Would have to see your assumptions for this.  My thinking - the very first decent-sized storage project will shave the very top of the price curve. Once the second project comes along the top will be slightly lower. Same with third etc...  It will not take much storage to significantly flatten the price curve.

This project from APS (Arizona) is a perfect example.

“These projects aim to make solar work harder for APS customers and ensure our state’s peak energy needs are met with even more clean energy,” said Brad Albert, Vice President of Resource Management for APS. “Gone are the days of the sun dictating solar power’s hours. With our new energy storage projects, APS will be giving customers solar after sunset.”

Most new large solar projects in West will have a storage component going forward.  The limit to how much storage we will have on grid will be determined by competition from EVs for batteries. Price curve is gonna flatten.

Schalk Cloete's picture
Schalk Cloete on Apr 18, 2019 6:34 am GMT

Energy storage economics is quite interesting. As with most things related to wind and solar, the crux of the matter is capacity utilization. Capital-intensive storage investments need to be utilized as much as possible, but the problem is that the price arbitrage opportunities occur over fairly long timescales that change from day to day and from season to season.

The best case scenario is a solar-dominated region close to the equator that almost never has a cloudy day. In this case, the daily production pattern is predictable and storage can reliably charge fully during mid-day and discharge fully during evening and morning peaks. However, when we start getting realistic and account for the much less predictable output of wind, seasonal variations, cloudy days and demand variations, the chance to charge and discharge fully each day diminishes strongly. 

This causes substantial capacity utilization problems. If any reasonable discount rate is applied to the investment, the price variation required for profitability becomes quite large. For example, if we take a $400/kWh battery project that achieves an average of half a cycle discharge every day over a lifetime of 15 years at a discount rate of 8% and 90% round trip efficiency, the average difference between buying and selling price needs to be $250/MWh, which is obviously not feasible. 

Battery projects today tap into other markets like ancillary services to charge/discharge many times per day and get much better returns, but this market is small. Price arbitrage to control the price curve is a much larger opportunity, but the average daily wholesale price fluctuation will be 5-10x lower than the daily price variation required by the battery project in our calculation above, hence my claim about the need for subsidization.  

John Miller's picture
John Miller on Apr 19, 2019 1:04 am GMT

Schalk, have you had a chance to evaluate the economic impacts of also possibly installing ‘carbon capture and sequester’ technology on new and/or existing Coal Power Plants.  As I am sure you are very aware, depending on the Coal Power Plant’s physical location(s), the infrastructure costs associated with transporting and permanently/reliably storing the captured CO2 can add very significantly to installing and properly operating this developing technology.

Schalk Cloete's picture
Schalk Cloete on Apr 19, 2019 6:38 pm GMT

Yes, I am working on quantifying the impact of retrofitting coal plants with CCS when the CO2 price eventually becomes high enough. This could be an important strategy to protect the young coal fleet in Asia when the world eventually gets serious about climate change. 
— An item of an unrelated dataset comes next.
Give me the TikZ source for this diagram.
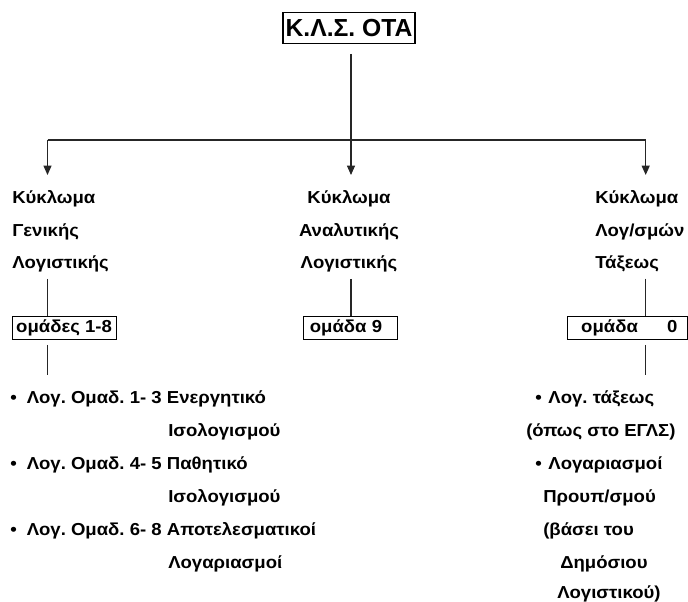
\documentclass[tikz,border=0pt]{standalone}
\usepackage{fontspec}
\setmainfont{Liberation Sans}[FakeStretch=1.07]
\newfontfamily\titlefont{Liberation Sans}
\usetikzlibrary{arrows.meta}
\frenchspacing
\begin{document}
\begin{tikzpicture}[x=0.75pt,y=-0.75pt,
  tf/.style={font=\bfseries\fontsize{13}{15}\selectfont},
  txt/.style={tf, anchor=base west, inner sep=0pt},
  ctxt/.style={tf, anchor=base, inner sep=0pt},
  ln/.style={line width=0.8pt, draw=black!85},
  arr/.style={ln, -{Triangle[width=6pt,length=7pt]}},
  grp/.style={tf, draw=black, line width=0.8pt, inner xsep=0pt, inner ysep=0pt, minimum height=17pt, anchor=west}
]
\useasboundingbox (0,0) rectangle (688,602);
% title
\node[draw=black, line width=0.8pt, inner xsep=2pt, inner ysep=0pt, minimum height=23pt,
      font=\titlefont\bfseries\fontsize{18.5}{20}\selectfont] (t) at (349,28) {Κ.Λ.Σ. ΟΤΑ};
% junction coordinates
\coordinate (j) at (351,140);
\coordinate (h1) at (47.5,140);
\coordinate (h3) at (645.7,140);
\coordinate (a1) at (47.5,175);
\coordinate (a2) at (351,175);
\coordinate (a3) at (645.7,175);
\coordinate (e1) at (47.5,375);
\coordinate (e3) at (645.7,375);
\draw[ln] (t.south -| j) ++(0,10) -- (j);
\draw[ln] (h1) -- (h3);
\draw[arr] (h1) -- (a1);
\draw[arr] (j) -- (a2);
\draw[arr] (h3) -- (a3);
% circuits
\node[txt] (k1a) at (12,204) {Κύκλωμα};
\node[txt] (k1b) at (12,236) {Γενικής};
\node[txt] (k1c) at (12,268) {Λογιστικής};
\node[ctxt] (k2a) at (349,204) {Κύκλωμα};
\node[ctxt] (k2b) at (349,236) {Αναλυτικής};
\node[ctxt] (k2c) at (349,268) {Λογιστικής};
\node[txt] (k3a) at (595,204) {Κύκλωμα};
\node[txt] (k3b) at (595,236) {Λογ/σμών};
\node[txt] (k3c) at (595,268) {Τάξεως};
% group boxes
\node[grp] (g1) at (11.7,328) {\makebox[78pt][l]{\hspace*{3pt}ομάδες 1-8}};
\node[grp] (g2) at (302.7,328) {\makebox[71pt][l]{\hspace*{5pt}ομάδα 9}};
\node[grp] (g3) at (567.3,328) {\makebox[89.5pt][l]{\hspace*{10pt}ομάδα\hspace{22pt}0}};
% connectors circuit -> group
\draw[ln] (k1c.south -| h1) ++(0,7) -- (g1.north -| h1);
\draw[ln] (k2c.south -| j) ++(0,7) -- (g2.north -| j);
\draw[ln] (k3c.south -| h3) ++(0,7) -- (g3.north -| h3);
\draw[ln] (g1.south -| h1) ++(0,5) -- (e1);
\draw[ln] (g3.south -| h3) ++(0,5) -- (e3);
% left bullets
\node[txt] (b1) at (10,403) {•\hspace{7.5pt}Λογ. Ομαδ. 1- 3 Ενεργητικό};
\node[txt] (b1c) at (168,436) {Ισολογισμού};
\node[txt] (b2) at (10,469) {•\hspace{7.5pt}Λογ. Ομαδ. 4- 5 Παθητικό};
\node[txt] (b2c) at (168,502) {Ισολογισμού};
\node[txt] (b3) at (10,535) {•\hspace{7.5pt}Λογ. Ομαδ. 6- 8 Αποτελεσματικοί};
\node[txt] (b3c) at (168,568) {Λογαριασμοί};
% right bullets
\node[txt] (r1) at (535,403) {•\hspace{5pt}Λογ. τάξεως};
\node[txt] (r1c) at (526,436) {(όπως στο ΕΓΛΣ)};
\node[txt] (r2) at (535,469) {•\hspace{5pt}Λογαριασμοί};
\node[txt] (r2c) at (543,502) {Προυπ/σμού};
\node[txt] (r2d) at (543,535) {(βάσει του};
\node[txt] (r2e) at (560,568) {Δημόσιου};
\node[txt] (r2f) at (557,598) {Λογιστικού)};
\end{tikzpicture}
\end{document}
Indeed, the transport and storage part is an important cost driver, but the capture part is generally the most expensive. As is happening already, early projects will try to minimize the transport and storage cost or even turn it into a revenue stream via enhanced oil recovery. 

Nathan Wilson's picture
Nathan Wilson on Apr 24, 2019 2:53 am GMT

Schalk, I'm not sure that the following is generally true:

"Even though VRE will increasingly erode the coal plant market share, coal power will only be displaced during the times when VRE output is high and electricity prices are low, thus increasing the average value of coal power."

It makes sense for a grid that is composed only of coal plants and renewables, when the demand is growing in lock-step with the growth of renewables.

But in mature markets like the US, our grids also have legacy higher-cost generators (e.g. CC gas, simple turbine gas, boiler gas, and oil-fired boilers).  Under market rules, when the high-cost generators are needed, prices paid to all generators go up.  To the extent that renewables are growing faster than demand, the electricity market gets over-crowded, so not only are zero-price events more common, the non-zero value times have lower average value because the old high-cost generators are needed less often.  

So I think you're coal plant revue estimate might be too high.

On the other hand, your other arguments help a lot to explain why so many new coal fired power plants are still being built today, especially in the developing world where interest rates are higher.

Schalk Cloete's picture
Schalk Cloete on Apr 24, 2019 4:49 pm GMT

Yes, that is well spotted. This is a bit of a challenging issue to account for in this type of simplified analysis. However, I just tried my best to be consistent between different technologies and assumed a constant average market price for all technologies. Thus, while it is true that average prices will go down as more wind and solar are deployed, this reduction in average market price will reduce the revenues of the other plants evaluated earlier in this series as much as for coal in this article, keeping the comparison fair. 

Hopefully we will get a CO2 price in the not-too-distant future, which will put some upwards pressure on the average market price. In an efficient technology-neutral policy framework, this upwards pressure from CO2 prices will probably be similar in magnitude to the downward pressure from wind/solar deployment, keeping the average wholesale price relatively constant. 

 

Nathan Wilson's picture
Nathan Wilson on Apr 25, 2019 3:12 am GMT

Ok, falling prices will effect other plants too, so fair comparison.

Good point about CO2 prices.  It will be interesting to see how long it takes to us to get them.